Inject and Resource and Autowired annotations

oxygenan picture oxygenan · Dec 8, 2013 · Viewed 37.3k times · Source

What's the difference between @Inject and @Resource and @Autowired annotations?

When should we use each of them?

Answer

Haim Raman picture Haim Raman · Dec 8, 2013

The difference between @Inject vs. @Autowire vs. @Resource?

@Autowired: spring propriety annotation (as opposed to @Inject and @Resource) that inject a resource by-type, i.e. by the class of by the interface of the annotated field or contractor. In case we have few implementation of an interface or a subclass we can narrow down the selection using the @Qualifier annotation to avoid ambiguity. For a fallback match, the bean name is considered a default qualifier value. Although you can use this convention to refer to specific beans by name, @Autowired is fundamentally about type-driven injection with optional semantic qualifiers.

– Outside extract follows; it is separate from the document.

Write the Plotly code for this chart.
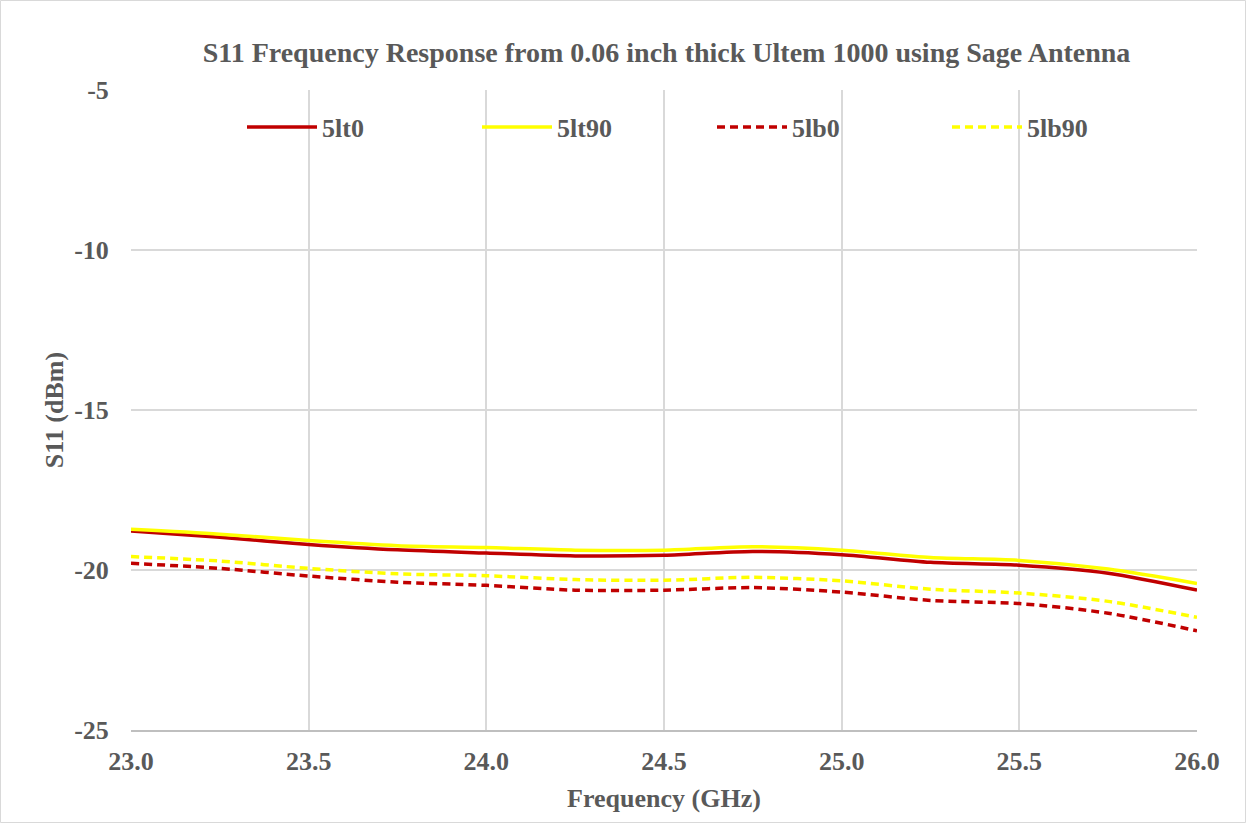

@Inject: Annotation based on JSR-330 (Dependency Injection for Java) identifies injectable constructors, methods, and fields. This annotation is an almost complete drop-in replacement for Spring’s @Autowired annotation. So, instead of using the Spring-specific @Autowired annotation, you might choose to use @Inject. One of the differences between @Autowired and @Inject is that @Inject does not have the required field so in case we fail to find a suitable object to inject it will fail while @Autowired can used required=false and allow null able field (only if required!). Advantage of @Inject annotation is that rather than inject a reference directly, you could ask @Inject to inject a Provider. The Provider interface enables, among other things, lazy injection of bean references and injection of multiple instances of a bean. In case we have few implementation of an interface or a subclass we can narrow down the selection using the @Named annotation to avoid ambiguity. @Named annotation works much like Spring’s @Qualifier

@Resource: annotation based on JSR-250. @Resource is quite similar to @Autowired and @Inject, but the main difference is the execution paths taken to find out the required bean to inject. @Resource will narrow down the search first by name then by type and finally by Qualifiers (ignored if match is found by name). @Autowired and @Inject will narrow down the search first by type then by qualifier and finally by the name.